Randy correctly notes that no documentary evidence was produced at trial showing Judy’s name on the accounts.[3] Judy testified her name was on the account, but she was not aware of the joint ownership until after Kenneth died, when a Wachovia representative advised her of the ownership nature of the accounts. A “Customer Access Agreement” was introduced into evidence. The agreement contained Kenneth’s signature in a separate box bearing the words, “RIGHT OF SURVIVORSHIP . . .: REQUIRED.” Following that were the terms of joint ownership. The district court found that Kenneth opened a joint account with Judy.

Randy argues that because the $100,000 deposited into the money market account was the down payment for the sale of the farm, it was conditioned on the completion of the real estate transaction. He further argues that because the sale did not close until six months after Kenneth died, Judy could not claim joint ownership of such a conditional payment.

The real estate contract did contain this clause:

If Seller fails to remove any title objection(s) prior to closing, [Buyer] may (i) take title to the real estate subject to the objection(s); or (ii) terminate this Contract without liability or further obligation, and shall be entitled to a full refund of the down payment.

However, nothing in the contract required the funds be held in an escrow account.

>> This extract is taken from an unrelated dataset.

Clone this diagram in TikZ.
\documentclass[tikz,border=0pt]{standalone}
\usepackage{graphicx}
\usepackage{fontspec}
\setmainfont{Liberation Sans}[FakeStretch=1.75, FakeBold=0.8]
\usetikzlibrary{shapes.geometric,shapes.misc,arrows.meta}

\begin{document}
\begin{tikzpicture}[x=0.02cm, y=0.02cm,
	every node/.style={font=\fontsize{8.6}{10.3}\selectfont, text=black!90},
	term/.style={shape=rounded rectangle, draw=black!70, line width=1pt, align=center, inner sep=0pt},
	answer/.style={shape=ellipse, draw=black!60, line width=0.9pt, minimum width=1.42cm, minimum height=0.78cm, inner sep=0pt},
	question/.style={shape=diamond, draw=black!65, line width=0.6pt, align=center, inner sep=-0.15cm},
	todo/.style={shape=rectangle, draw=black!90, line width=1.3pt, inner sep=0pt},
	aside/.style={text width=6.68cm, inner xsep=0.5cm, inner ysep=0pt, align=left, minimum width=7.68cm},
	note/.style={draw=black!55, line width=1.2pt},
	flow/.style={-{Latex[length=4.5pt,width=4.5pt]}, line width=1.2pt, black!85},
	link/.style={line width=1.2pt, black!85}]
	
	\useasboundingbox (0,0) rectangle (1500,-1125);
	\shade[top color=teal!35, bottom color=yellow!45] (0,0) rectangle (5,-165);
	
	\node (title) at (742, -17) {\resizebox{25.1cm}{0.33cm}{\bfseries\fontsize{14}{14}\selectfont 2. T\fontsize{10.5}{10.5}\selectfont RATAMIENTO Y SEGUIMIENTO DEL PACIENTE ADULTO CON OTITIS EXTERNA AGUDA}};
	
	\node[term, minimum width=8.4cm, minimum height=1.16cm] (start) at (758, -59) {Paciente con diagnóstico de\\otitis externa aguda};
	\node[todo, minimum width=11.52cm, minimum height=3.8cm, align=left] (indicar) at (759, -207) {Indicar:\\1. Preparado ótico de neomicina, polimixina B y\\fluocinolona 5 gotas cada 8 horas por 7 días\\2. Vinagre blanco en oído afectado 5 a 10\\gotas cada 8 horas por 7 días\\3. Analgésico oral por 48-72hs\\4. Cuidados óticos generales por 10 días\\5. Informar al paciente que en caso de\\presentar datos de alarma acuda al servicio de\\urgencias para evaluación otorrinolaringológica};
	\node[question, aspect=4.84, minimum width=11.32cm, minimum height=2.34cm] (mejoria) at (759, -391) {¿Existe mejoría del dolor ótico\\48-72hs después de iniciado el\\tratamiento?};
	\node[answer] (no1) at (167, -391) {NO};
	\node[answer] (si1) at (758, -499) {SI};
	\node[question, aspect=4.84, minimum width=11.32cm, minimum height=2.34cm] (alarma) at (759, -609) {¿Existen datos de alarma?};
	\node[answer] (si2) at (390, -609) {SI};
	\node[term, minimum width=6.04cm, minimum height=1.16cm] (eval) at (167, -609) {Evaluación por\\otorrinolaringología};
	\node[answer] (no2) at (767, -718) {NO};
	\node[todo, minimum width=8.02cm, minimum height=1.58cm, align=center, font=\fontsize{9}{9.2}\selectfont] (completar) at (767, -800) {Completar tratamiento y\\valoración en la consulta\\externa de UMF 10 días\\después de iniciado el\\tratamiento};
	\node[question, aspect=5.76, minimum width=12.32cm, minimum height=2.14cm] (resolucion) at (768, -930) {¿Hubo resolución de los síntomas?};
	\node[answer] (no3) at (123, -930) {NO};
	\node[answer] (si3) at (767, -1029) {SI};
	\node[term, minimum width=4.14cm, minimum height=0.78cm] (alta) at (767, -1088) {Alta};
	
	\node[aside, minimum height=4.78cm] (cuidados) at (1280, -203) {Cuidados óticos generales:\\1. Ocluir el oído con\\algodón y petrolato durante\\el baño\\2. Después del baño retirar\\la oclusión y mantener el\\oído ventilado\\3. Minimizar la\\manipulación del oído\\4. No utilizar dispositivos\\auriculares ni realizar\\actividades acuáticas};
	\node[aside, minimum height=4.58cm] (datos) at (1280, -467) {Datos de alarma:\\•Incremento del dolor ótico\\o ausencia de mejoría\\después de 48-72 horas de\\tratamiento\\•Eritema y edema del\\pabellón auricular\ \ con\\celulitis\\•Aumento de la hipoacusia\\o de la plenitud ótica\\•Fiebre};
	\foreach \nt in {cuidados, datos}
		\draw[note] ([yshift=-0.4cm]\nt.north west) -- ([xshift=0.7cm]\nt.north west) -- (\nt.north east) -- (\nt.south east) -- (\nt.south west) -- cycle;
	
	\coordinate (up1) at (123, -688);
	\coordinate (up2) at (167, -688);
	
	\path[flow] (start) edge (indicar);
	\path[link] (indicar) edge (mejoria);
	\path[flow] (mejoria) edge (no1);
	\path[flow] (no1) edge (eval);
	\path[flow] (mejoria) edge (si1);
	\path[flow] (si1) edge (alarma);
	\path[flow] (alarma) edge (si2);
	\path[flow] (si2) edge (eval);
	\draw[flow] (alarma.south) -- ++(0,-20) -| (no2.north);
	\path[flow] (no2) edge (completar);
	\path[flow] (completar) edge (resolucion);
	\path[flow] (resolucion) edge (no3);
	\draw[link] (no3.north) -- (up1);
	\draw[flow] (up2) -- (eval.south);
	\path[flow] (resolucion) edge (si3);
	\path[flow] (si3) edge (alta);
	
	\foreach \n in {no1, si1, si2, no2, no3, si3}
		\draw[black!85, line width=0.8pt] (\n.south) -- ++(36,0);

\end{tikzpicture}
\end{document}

Thus if the down payment had been disposed of by either Kenneth or Judy and the sale not completed, the money would need to be returned to the buyer. That did not happen, as the transaction was closed in January 2009.

Randy also argues that because Kenneth made Judy his attorney-in-fact, there was a confidential relationship and a presumption of undue influence. Kenneth opened the accounts and signed the customer access agreement on February 4, 2008. Kenneth appointed Judy his attorney-in-fact on March 11, 2008. The down payment money was deposited into the account by Kenneth after he appointed Judy his attorney-in-fact.

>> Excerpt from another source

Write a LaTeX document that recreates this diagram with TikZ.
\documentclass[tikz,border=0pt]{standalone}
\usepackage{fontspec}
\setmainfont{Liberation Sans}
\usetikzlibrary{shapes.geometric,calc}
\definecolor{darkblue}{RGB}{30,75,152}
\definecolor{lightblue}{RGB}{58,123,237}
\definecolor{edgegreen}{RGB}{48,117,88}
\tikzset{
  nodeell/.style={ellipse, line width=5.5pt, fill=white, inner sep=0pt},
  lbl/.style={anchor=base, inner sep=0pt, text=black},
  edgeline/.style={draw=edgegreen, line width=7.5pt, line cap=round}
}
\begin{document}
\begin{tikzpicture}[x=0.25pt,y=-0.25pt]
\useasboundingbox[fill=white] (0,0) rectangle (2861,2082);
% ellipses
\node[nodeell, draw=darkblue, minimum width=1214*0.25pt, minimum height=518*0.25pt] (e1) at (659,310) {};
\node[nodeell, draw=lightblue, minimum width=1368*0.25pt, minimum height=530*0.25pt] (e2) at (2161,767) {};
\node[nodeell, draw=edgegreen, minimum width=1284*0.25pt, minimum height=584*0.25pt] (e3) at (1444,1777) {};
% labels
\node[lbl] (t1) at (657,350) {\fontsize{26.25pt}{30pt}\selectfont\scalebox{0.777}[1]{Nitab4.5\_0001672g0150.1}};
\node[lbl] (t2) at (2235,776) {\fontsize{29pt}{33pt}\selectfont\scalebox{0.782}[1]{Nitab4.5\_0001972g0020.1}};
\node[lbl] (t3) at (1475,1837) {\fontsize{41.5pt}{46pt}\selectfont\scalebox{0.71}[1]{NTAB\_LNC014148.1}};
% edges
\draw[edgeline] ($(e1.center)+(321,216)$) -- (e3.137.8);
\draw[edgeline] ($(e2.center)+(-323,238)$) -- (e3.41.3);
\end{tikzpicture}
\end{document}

Even if there were a presumption of undue influence, the evidence supports that Judy rebutted the presumption. See Jackson v. Schrader, 676 N.W.2d 599, 604 (Iowa 2003) (“Where a confidential relationship is found to exist, and inter vivos conveyances are challenged, the burden of proof shifts to the benefited parties to prove — by clear, satisfactory, and convincing evidence — their freedom from undue influence.”). The evidence demonstrated that Kenneth had a sharp mind and was aware of his financial situation. He voluntarily went to North Carolina to seek financial help from his daughter. Judy was unable to provide the assistance Kenneth required and found someone who was able to do the job. Further, she was not even aware of the ownership nature of the accounts until after Kenneth’s death, nor was there any evidence in the record Judy had accessed either account prior to Kenneth’s death. Thus, we agree with the district court that Judy rebutted any presumption of undue influence. See Jackson v. Schrader, 676 N.W.2d 599, 605 (Iowa 2003) (“[W]e hold that the rule for rebutting the presumption of undue influence arising from a confidential relationship only requires the grantee of a transaction to prove by clear, satisfactory, and convincing evidence that the grantee acted in good faith throughout the transaction and the grantor acted freely, intelligently, and voluntarily.”).

C. Family Settlement Agreement.

Randy next asserts the district erred in finding that a family settlement agreement had not been reached. He claims that the three siblings agreed to divide the residue of the estate into three equal shares, allowing the inter vivos gift of $125,000 from Kenneth to Randy to remain outside the assets of the estate.

Parties are encouraged to settle their legal disputes and therefore, family settlement agreements are generally favored when permitted. See Gustafson v. Fogleman, 551 N.W.2d 312, 314 (Iowa 1996). Settlement agreements are essentially contracts. “All contracts must contain mutual assent, . . . usually given through an offer and acceptance.” Magnusson Agency v. Pub. Entity Nat. Co.-Midwest, 560 N.W.2d 20, 26
(Iowa 1997). In order to be an offer, there must be a definite intent to be bound and it must be certain as to the terms and requirements. Id.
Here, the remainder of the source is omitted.